Extensive market research of walker desires narrowed the possibilities down to a handful of locations, but members of the scoping team were virtually unanimous in selecting the Tasman Peninsula.

Their reasons included its proximity to Hobart airport, the resilience of the landscape, and net benefits to the peninsula community – particularly the creation of new jobs.
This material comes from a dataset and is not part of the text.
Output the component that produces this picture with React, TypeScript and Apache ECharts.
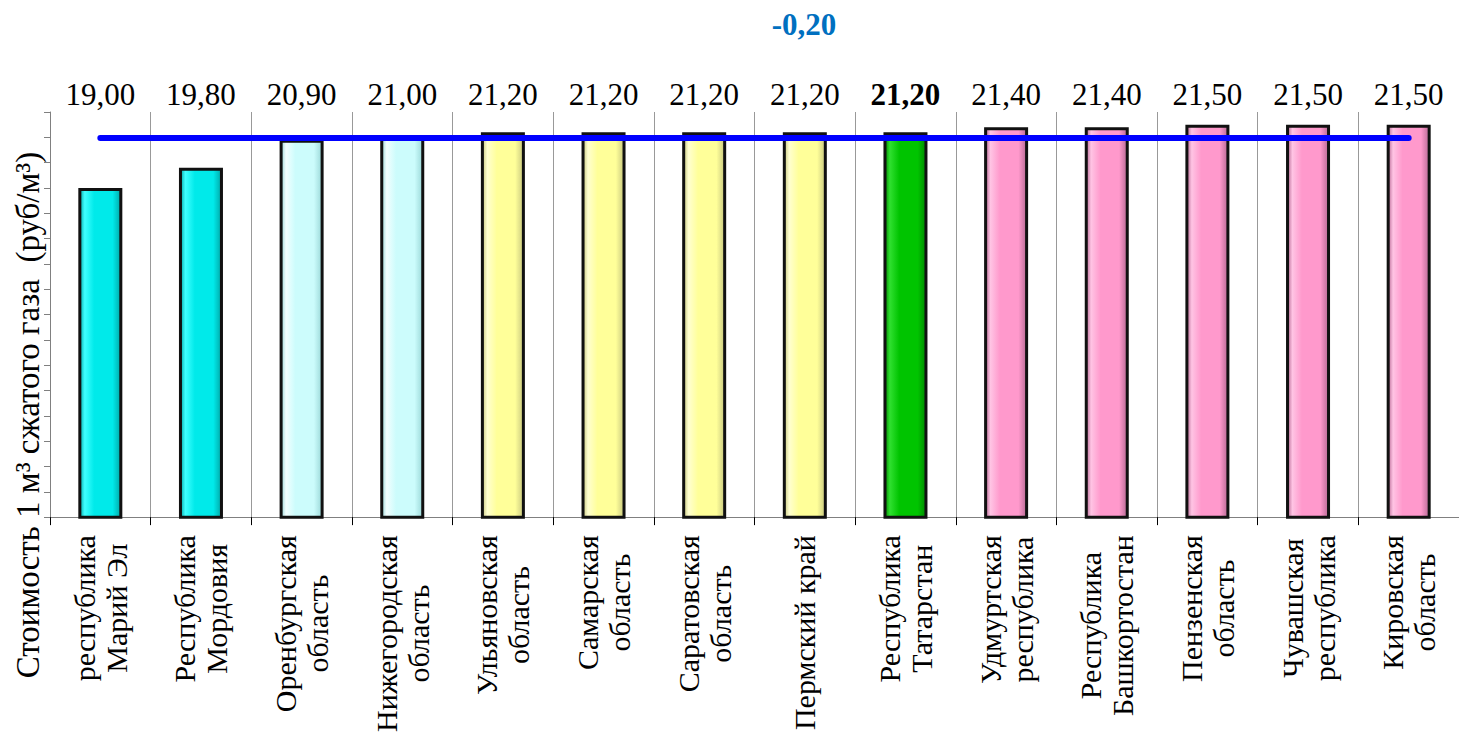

A $100,000 feasibility study followed, its findings released in 2007. The study identified the Three Capes route and the work needed to upgrade or realign existing routes, and create new ones, to complete the track. It recommended huts with mattresses and cookers (thus reducing walkers’ pack weights), and an Overland-type booking system for peak season, during which up to 60 walkers a day would set out on the track at a set fee. The economic case reckoned that Three Capes walkers would bring an additional $19 million to the Tasmanian economy and generate more than 70 new jobs on the Tasman Peninsula.

Joint state and federal funding of $25 million for stages one and two – to the east of Port Arthur, with tracks reaching capes Pillar and Hauy – was secured in 2010. The first stage, an upgrade of the existing path between Fortescue Bay and Cape Hauy, was completed in May 2012. Jokes about “two capes track” aside, the 46km of new track linking Denmans Cove, Cape Pillar, Cape Hauy and Fortescue Bay, along with three new huts (now known as “cabins”), officially opened just before Christmas 2015.

On 19 December 2016, tenders were awarded to upgrade the tracks to lookouts at Cape Raoul – the third of the ‘Three Capes’ – and world-renowned big-wave surfing spot Shipstern Bluff. More than $7 million of state and federal funding will see these tracks, on the western side of Port Arthur, upgraded to the same dry-boot standard as the stages one and two track, and will allow walkers to access the remaining key points on the Three Capes route.

At this stage, there’s no timetable to complete the track as it was first envisioned, as a five-night, six-day 65km experience starting at White Beach, on the western Tasman Peninsula, and ending at Fortescue Bay. Given the popularity of the existing track, it’s hard to imagine that there’s any urgency.